Great Futurama Article on Wired

After [Futurama] got a green light, Cohen assembled the geekiest writing staff television had ever seen: one MA in math, one MA in computer science, one MA in philosophy, one PhD in chemistry, one PhD in applied math, and some normals to balance things out. “I went from Home Improvement, where people earnestly pitched jokes about farting and table saws, to a place where there were discussions about nanophysics and string theory and quantum mechanics,” writer Eric Horsted says. “I could only follow the conversation for a few minutes before my brain would start sweating and I’d have to reach for a copy of People.” #

Forgot just how much I love Futurama. So happy it’s back.

Heroes Comeback

Wow, so I watched episode 8 of Heroes, despite having been almost ready to give up on the whole series after what has been a terrible season. Not that I thought the first season could match Lost, but at least it was entertaining enough to keep me coming back.

Episode 8 however is everything the rest of the season hasn’t been. Well written, tight, interesting and most importantly, back on track. I don’t know if they found some wunder-director or what, but whatever they did it works. Well done! It’s the first time I haven’t wanted to strangle the majority of the characters.

Writers on Strike

The writers came out of that meeting like Rocky Balboa — eating lightning and crapping thunder. After weeks of speculation and rhetoric, this was it. Writers formed their legions, shields covering them from shoulder to ankle, imagining the producers as Persia’s most elite warriors doomed to build a corpse wall outside Thermopylae. #

You go girl! Oh, and some insight on behalf of Lost:

From all appearances, Lost may have the best advantage of all series, given that it has been stockpiling new scripts since June and not a single episode has yet aired. At this point, 14 of 16 episodes have been written.
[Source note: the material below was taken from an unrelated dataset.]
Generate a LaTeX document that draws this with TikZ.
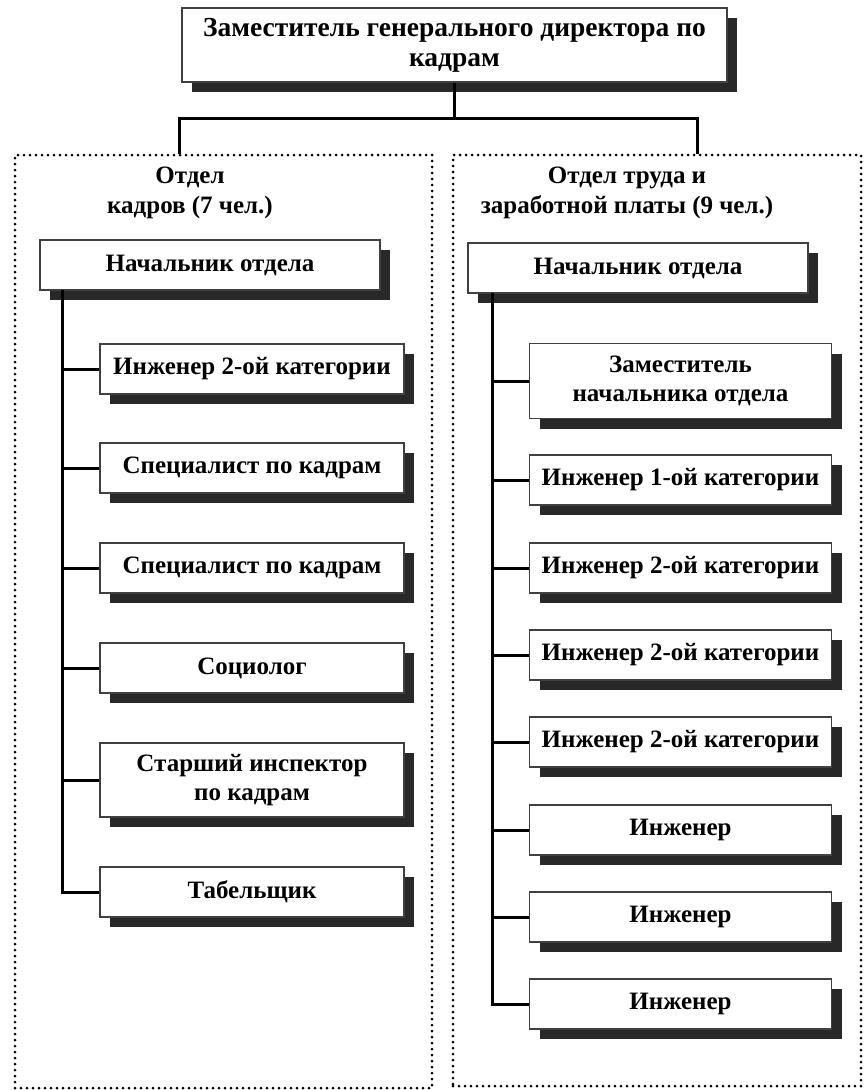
\documentclass[tikz,border=0pt]{standalone}
\usepackage{fontspec}
\setmainfont{Liberation Serif}
\usepackage{tikz}
\usetikzlibrary{shadows}
\definecolor{shadowgray}{RGB}{40,40,40}

\tikzset{
  unit/.style={draw=black!75,line width=1.2pt,fill=white,inner sep=0pt,align=center,
    font=\fontsize{25}{29}\selectfont\bfseries,
    drop shadow={shadow xshift=10pt,shadow yshift=-10pt,fill=shadowgray,opacity=1}},
  secbox/.style={draw,line width=3pt,dash pattern=on 0pt off 6pt,line cap=round,inner sep=0pt},
  sectitle/.style={align=center,font=\fontsize{25}{30}\selectfont\bfseries,inner sep=0pt},
  conn/.style={line width=3pt}
}

\begin{document}
\begin{tikzpicture}[x=1pt,y=-1pt]
    \useasboundingbox (0,0) rectangle (864,1090);
    % Top
    \node[unit,font=\fontsize{27.5}{30}\selectfont\bfseries,minimum width=545pt,minimum height=74pt] (top) at (454.5,45)
      {Заместитель генерального директора по\\кадрам};

    % Sections
    \node[secbox,minimum width=417pt,minimum height=933pt] (lsec) at (223.5,621.5) {};
    \node[secbox,minimum width=408pt,minimum height=931pt] (rsec) at (657,620.5) {};
    \node[sectitle] (ltitle) at (190,193) {Отдел\\ кадров (7 чел.)};
    \node[sectitle] (rtitle) at (627,193) {Отдел труда и\\заработной платы (9 чел.)};

    \coordinate (lj) at (179,118);
    \coordinate (rj) at (697,118);
    \draw[conn] (top.south) -- (top.south |- lj);
    \draw[conn] (lj |- lsec.north) -- (lj) -- (rj) -- (rj |- rsec.north);

    % Left section: Отдел кадров
    \node[unit,minimum width=340pt,minimum height=50pt] (lhead) at (210,265) {Начальник отдела};
    \node[unit,minimum width=304pt,minimum height=50pt] (l1) at (252,369) {Инженер 2-ой категории};
    \node[unit,minimum width=304pt,minimum height=50pt] (l2) at (252,468) {Специалист по кадрам};
    \node[unit,minimum width=304pt,minimum height=50pt] (l3) at (252,568) {Специалист по кадрам};
    \node[unit,minimum width=304pt,minimum height=50pt] (l4) at (252,668) {Социолог};
    \node[unit,minimum width=304pt,minimum height=74pt] (l5) at (252,780) {Старший инспектор\\по кадрам};
    \node[unit,minimum width=304pt,minimum height=50pt] (l6) at (252,892) {Табельщик};

    \coordinate (lbus) at (62,290);
    \draw[conn] (lbus) |- (l6.west);
    \foreach \i in {1,...,5}
      \draw[conn] (lbus |- l\i.west) -- (l\i.west);

    % Right section: Отдел труда и заработной платы
    \node[unit,minimum width=340pt,minimum height=50pt] (rhead) at (638,268) {Начальник отдела};
    \node[unit,minimum width=302pt,minimum height=75pt] (r1) at (680.5,381) {Заместитель\\начальника отдела};
    \node[unit,minimum width=302pt,minimum height=50pt] (r2) at (680.5,480) {Инженер 1-ой категории};
    \node[unit,minimum width=302pt,minimum height=50pt] (r3) at (680.5,568) {Инженер 2-ой категории};
    \node[unit,minimum width=302pt,minimum height=50pt] (r4) at (680.5,655) {Инженер 2-ой категории};
    \node[unit,minimum width=302pt,minimum height=50pt] (r5) at (680.5,742) {Инженер 2-ой категории};
    \node[unit,minimum width=302pt,minimum height=50pt] (r6) at (680.5,830) {Инженер};
    \node[unit,minimum width=302pt,minimum height=50pt] (r7) at (680.5,917) {Инженер};
    \node[unit,minimum width=302pt,minimum height=50pt] (r8) at (680.5,1004) {Инженер};

    \coordinate (rbus) at (492,293);
    \draw[conn] (rbus) |- (r8.west);
    \foreach \i in {1,...,7}
      \draw[conn] (rbus |- r\i.west) -- (r\i.west);
\end{tikzpicture}
\end{document}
And if the strike does last long enough to really affect other series, Lost could very well be the only quality scripted dramas on television in February (along with perhaps 24, though it’s far more behind in its scripts due to a major overhaul of location and storyline). #

And finally a word from John August:

I’m contracted on two scripts right now, but they’ll be sitting unopened in their folders until the strike is resolved. I have a deal to write a spec for Fox, but that will also have to wait. Pencils down means pencils down. I’m not writing any features or television until there’s a contract. #

Nostalgia is Creative Death

Tom DeSanto, the producer of Transformers, X-Men and X2 (paradoxically) says:

“The studios are so dependent on pre-existing brands, they’re not allowing anything new into the pipeline,” he said. “They want to know what was the video game or what was the comic book. It’s shortsighted. But what’s being missed is the next generation of new stuff. Because nostalgia is creative death.” #

The success of the mediocrity-fest that is Live Free or Die Hard/Die Hard 4.0 only strengthens this strategy with the studios.